Equally important is that businesses, government and other organisations cannot simply sit quietly and await the outcome of Brexit discussions. Long-term strategies need to be fine-tuned or amended, plans developed and implemented and contingencies taken into account. As a result, key stakeholders are faced with one of Donald Rumsfeld’s classic “known unknowns” – they know Brexit will have an impact but they do not know exactly what type of impact, when, where and how.
This is particularly true with regards to the politically sensitive topic of immigration and EU migrant workers. Certain sectors, such as agriculture and manufacturing, have a relatively high proportion of migrant workers and there are clear and realistic concerns as to the potential impact of Brexit on their future. On the one hand, it may be that Brexit makes little practical difference but, on the other, it could result in significant labour or skills shortages. The knock-on effects of the latter through local economies (and wider) could be substantial and definitely cannot be ignored.
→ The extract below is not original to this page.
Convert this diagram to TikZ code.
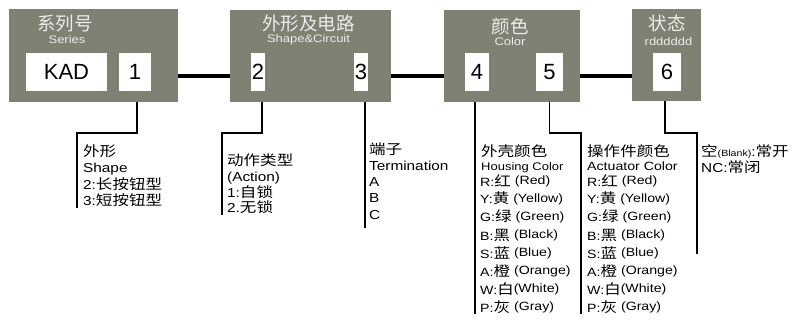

Consequently, there is a need not just for a theoretical understanding of the background and nature of these potential changes, but for intensely practical work to ensure decisions can be taken and implemented based on clear information. With this being high on the agenda in a number of organisations, Ecorys has recently been commissioned to undertake research in a number of Local Enterprise Partnership areas to provide definitive insight to help assist in the development of an evidence-based business support offer.
This research is not straightforward. Over the next couple of months we’ll be doing desk research and looking to speak to a wide range of businesses, recruitment agencies and migrants themselves to understand the issue in more detail. Are skills or labour shortages actually likely to increase and, if so, where? Can shortages be filled using existing ‘local’ labour? What steps are currently being put in place by businesses and what support might they need in future? What are the ‘push’ and ‘pull’ factors affecting migrants themselves?
All these questions are not only particularly vital but also require a carefully considered methodology in order to facilitate genuinely useful findings. This is particularly the case given the complexity of the issues involved and the fact that it is not clear exactly how Brexit will affect EU migrant workers. Luckily, at Ecorys we have considerable experience in examining these issues, having conducted a number of studies on EU migrants looking at issues such as their integration into host nations, how to make the most of migrant labour and skills and even assessing how sports programmes and projects can be used to link migrants to economic and social support mechanisms. This experience, together with our methodological expertise and policy knowledge, gives us the ability to examine this complex issue in real depth.
We’re delighted to be undertaking this research at Ecorys, not just because this subject is one that we’re especially interested in, but because we recognise that this is exactly the type of area where sensibly constructed research can help make a real practical difference. In these uncertain times, this is an exciting and positive opportunity.